Additional sign of something (what, I’m not quite sure): one of my (online) students just proposed to write a paper (a Review of the Literature) on “open access education”/”Education 3.0.” When the undergraduates start taking notice, that either means a trend is really hot, or it’s jumped the shark. He’ll need to adjust his topic a bit, however, because, not surprisingly, all the not-quite-scholarly literature he’s been able to find on the subject is highly speculative. There are lots of people with Ph.D.s predicting what will happen, or even claiming some connection between their nascent programs and some grand future, but there seem to be very few rigorous, carefully-controlled studies testing even small existing components of these projected grand schemes.

I’m not surprised, but it may take a few more message go-rounds before the student understands why, despite all the Ph.D.s writing about it, this isn’t really a subject that has been addressed in scholarly studies.

10 07 2013
tom abeles

Two quick points:
a) a number of years ago Gartner, the tech consulting company, developed what is commonly known as the “Hype Cycle” which basically points out that with a new tech/idea there is a rapid bubble which bursts leading to a very negative drop as the initial idea catches its breath and finally follows the normal sigmoid curve forward. Scale may bury that effect when mapping

b) Clay’s point, quoted above, is well taken. Those in the Ivory Tower may shake-up their classes a bit, but there is little to be seen that his points are being addressed at the cognitive levels. It’s still old wine in not so new bottles for good reasons and conservative ones, especially at the undergrad levels. The cost of textbook knowledge is asymptotically approaching zero no matter how good a professor is in brick or click space.

And… as many colleges are finding with other programs than just MOOC’s.

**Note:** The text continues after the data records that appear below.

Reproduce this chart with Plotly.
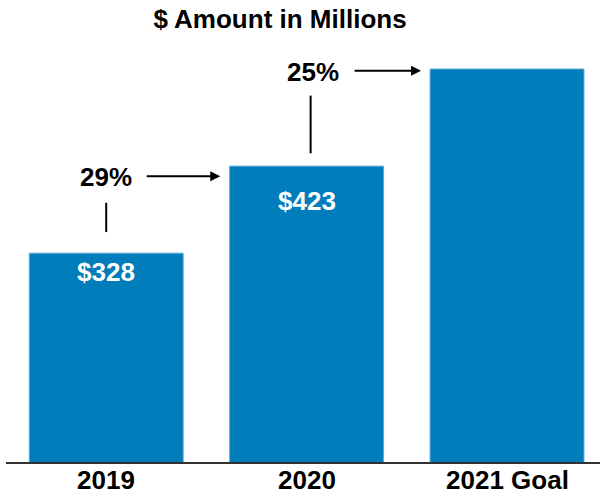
import plotly.graph_objects as go

# ---- data ----
categories = ["2019", "2020", "2021 Goal"]
amounts = [328, 423, 529]
bar_labels = ["$328", "$423", ""]
growth_labels = ["29%", "25%"]

BLUE = "#007DBA"
FONT = "Liberation Sans, Arial, sans-serif"

W, H = 600, 495

fig = go.Figure()
fig.add_trace(go.Bar(
    x=list(range(len(categories))),
    y=amounts,
    width=0.768,
    marker=dict(color=BLUE, line=dict(color="#5AAAD8", width=1)),
    hoverinfo="skip",
    showlegend=False,
))

annotations = []
# value labels inside bars (pixel offsets below bar top)
label_shift = [-19, -35, 0]
for i, (v, t) in enumerate(zip(amounts, bar_labels)):
    if t:
        annotations.append(dict(
            x=i, y=v, xref="x", yref="y", text=t, showarrow=False,
            yanchor="middle", yshift=label_shift[i],
            font=dict(family=FONT, size=26, color="white", weight="bold"),
        ))

# category labels under the axis
for i, c in enumerate(categories):
    annotations.append(dict(
        x=i, y=0, xref="x", yref="paper", text=c, showarrow=False,
        yanchor="middle", yshift=-18,
        font=dict(family=FONT, size=26, color="black", weight="bold"),
    ))

# growth labels, arrows and connector lines
growth_pos = [dict(x=0.0, y=411, ax=0.195, hx=0.569, ay=412, lx=0.0, ly0=351, ly1=383),
              dict(x=1.03, y=526, ax=1.232, hx=1.571, ay=527, lx=1.02, ly0=437, ly1=500)]
shapes = []
for g, p in zip(growth_labels, growth_pos):
    annotations.append(dict(
        x=p["x"], y=p["y"], xref="x", yref="y", text=g, showarrow=False,
        font=dict(family=FONT, size=26, color="black", weight="bold"),
    ))
    annotations.append(dict(
        x=p["hx"], y=p["ay"], ax=p["ax"], ay=p["ay"], xref="x", yref="y",
        axref="x", ayref="y", text="", showarrow=True,
        arrowhead=2, arrowsize=1, arrowwidth=2, arrowcolor="black",
    ))
    shapes.append(dict(type="line", xref="x", yref="y",
                       x0=p["lx"], x1=p["lx"], y0=p["ly0"], y1=p["ly1"],
                       line=dict(color="black", width=2)))

fig.update_layout(
    width=W, height=H,
    margin=dict(l=6, r=0, t=4, b=33, pad=0),
    paper_bgcolor="white", plot_bgcolor="white",
    title=dict(text="$ Amount in Millions", x=280 / W, xref="container", xanchor="center",
               y=1 - 19 / H, yanchor="middle",
               font=dict(family=FONT, size=26, color="black", weight="bold")),
    xaxis=dict(
        tickmode="array", tickvals=list(range(len(categories))), ticktext=categories,
        range=[-0.5, 2.464], showgrid=False, zeroline=False,
        showline=True, linecolor="#333333", linewidth=2, ticks="",
        showticklabels=False,
    ),
    yaxis=dict(range=[100, 600], visible=False, showgrid=False, zeroline=False),
    annotations=annotations,
    shapes=shapes,
    bargap=0.2,
    hovermode=False,
)

fig.write_html("out.html", config={"displayModeBar": False},
               post_script="document.body.style.margin='0px';")
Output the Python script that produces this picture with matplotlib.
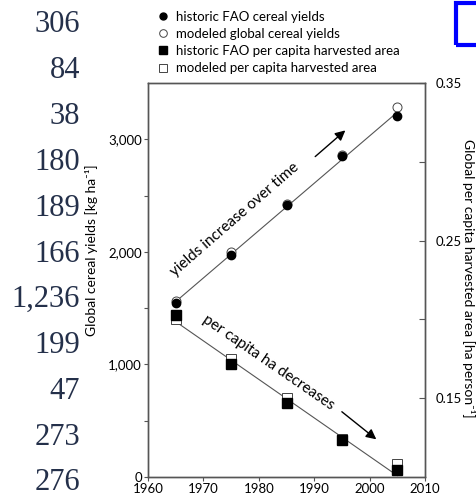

Getting a free or low cost set of transfer credits to a 3rd tier college by matriculating is worse than buying a Happy Meal just to get the collectable (the meals often end up in the recycle bin after extraction of the prize.)

10 07 2013
Sporch Ezza

Snobbery aside, the market is signaling that a MOOC for credit is not worth even $89. There may be a place for MOOCs as educational outreach, like Cooperative Extension, especially from institutions with more resources than some small countries; however, if undergraduate students will not sign up for them, MOOCs cannot replace undergraduate courses.

10 07 2013
Arun

Somebody did not hear about the bursting bubble.

May 14, 2013
http://www.gatech.edu/newsroom/release.html?nid=212951

The Georgia Institute of Technology College of Computing announced today that it will offer the first professional Online Master of Science degree in computer science (OMS CS) that can be earned completely through the “massive online” format. The degree will be provided in collaboration with online education leader Udacity Inc. and AT&T.

29 07 2013
“Video killed the radio star.” | More or Less Bunk

[…] still think this is more an indictment of online education in general than MOOCs in particular, but […]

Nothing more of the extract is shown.